If the universe is finite, then your God is finite.'

So my view is both Ground of Being and Naturalistic Pantheism, and that kind'a makes me also a Panentheist.

I have already explained to you that panENtheism holds that God is transcendent as well as immanent. Also, "unlike pantheism, which holds that the divine and the universe are identical,[2] panentheism maintains a distinction between the divine and non-divine and the significance of both.[3]" (source: Wikipedia: panentheism)[[/QUOTE]

God is a word we use to describe what we feel reverence and awe for. What we can trust, rely on, feel amazed by, and know exists far beyond our understanding, that's what we label God. When someone use the God label to describe something completely outside and separate from this world, I feel they're denying God. In other words, your attempts to prove God aren't proving anything. The day you understand this, that's the day you stop worrying about finding evidence for God. You don't have to anymore.

It appears you're simply using the term "God" poetically - what Dawkins would characterized as "sexed-up atheism."

On another note, each attempt to use logic, reasoning, and parts of science to prove God, you are thinking in scientific about God and not intuitively. God is what's inside you. Not something you dissect with reductive methods. God isn't a deduction, but an induction from what you believe to be the greatest of reality and existence.

Science is actually based on induction.

And one more thing, the reason I'm asking you questions and trying to challenge your views isn't to prove you wrong but to perhaps wake you up. I consider you to be very smart and have great thoughts, but you're stuck in this trap that the reductionist scientist philosophy somehow can show you who and what God is. It can't. Stop thinking so much...

I have argued emphatically and unequivocally that science cannot explain why there is something rather nothing.
 

Gambit

Well-Known Member
Presumably the universe started with a kind of ultimate simplicity, From that beginning all matter, antimatter, energy etc came out or manifested and evolved into amazing complexity.

I believe God is the most parsimonious explanation for why there is something rather than nothing.

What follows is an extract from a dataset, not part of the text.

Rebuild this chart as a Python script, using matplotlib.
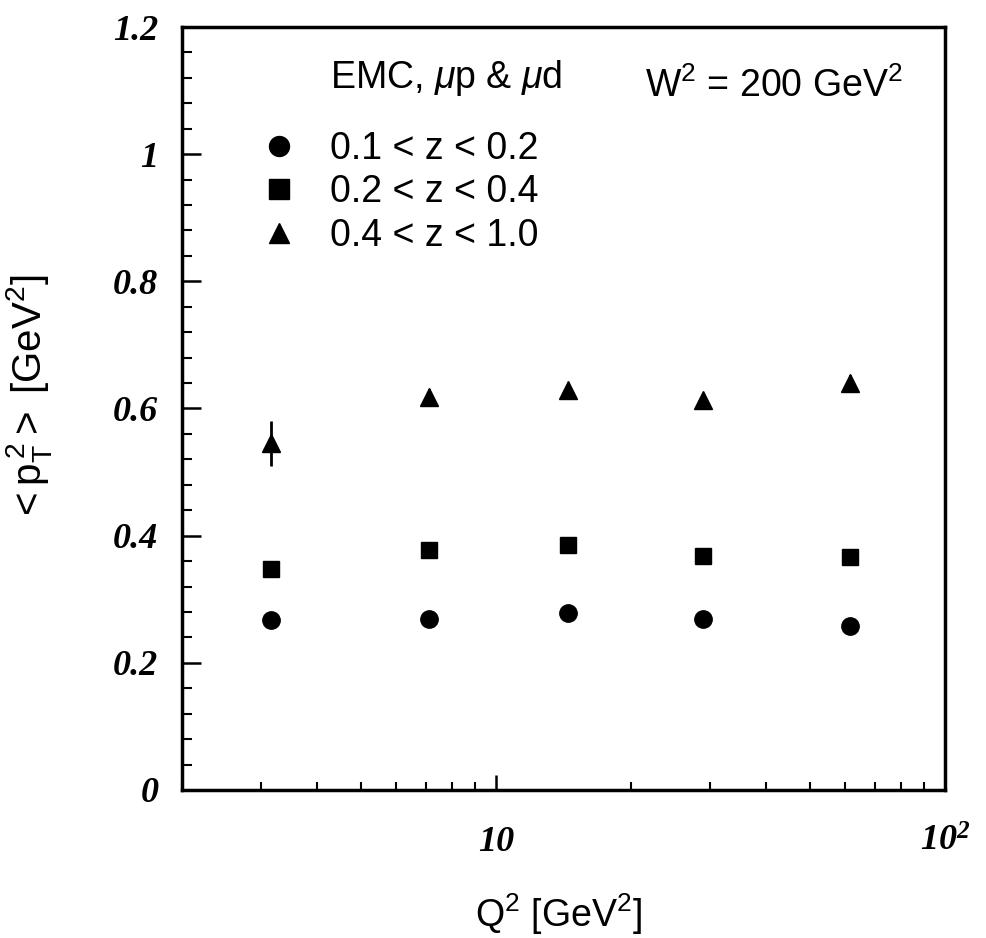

In fact, I believe God is the only explanation.
 

we-live-now

Active Member
I'm not sure what law you are referring to, but God is one because his oneness is indivisible.

I mean the very division that makes you separate and independent of me. This whole current world is under "law". It's a spiritual law and it always causes division and separation. This is the true meaning of "death". It simply a separation form and of God himself.

(I believe the Bible at face value) and have concluded that this entire current world of "darkness" is really a small part of God himself put under law and subdivided into smaller parts. One day it will be dissolved and the law will be "fulfilled" and we will all go back to (re)joining God again.
 

Gambit

Well-Known Member
Atheist do not much think about God unless prodded by theists. I do discuss origins. As a Hindu atheist I consider 'physical energy' to be the cause of the universe. Although we do not know all properties of energy, the basic rules are generally simple in physics

"Physical energy" is not self-explanatory.
 

Gambit

Well-Known Member
Maybe you shouldn't keep making unsubstantiated assertions and moving the goalposts on what "God" is supposed to be.

I'm not "moving goal posts." I attempting to correct a basic misunderstanding that atheists like yourself have.

I still haven't seen any coherent evidence for your assertion that God is simple, just a series of bland assumptions. So how do you know God is simple, and what evidence do you have for this assertion? What evidence can you produce to show that God isn't complex?

God is the most parsimonious explanation for why there is something rather than nothing. You have no explanation.

Are you saying that you know God, or is this all just theological speculation, angels on pin-heads?

Are you saying that you know what "Buddha-nature" is? Or, is this all just metaphysical speculation?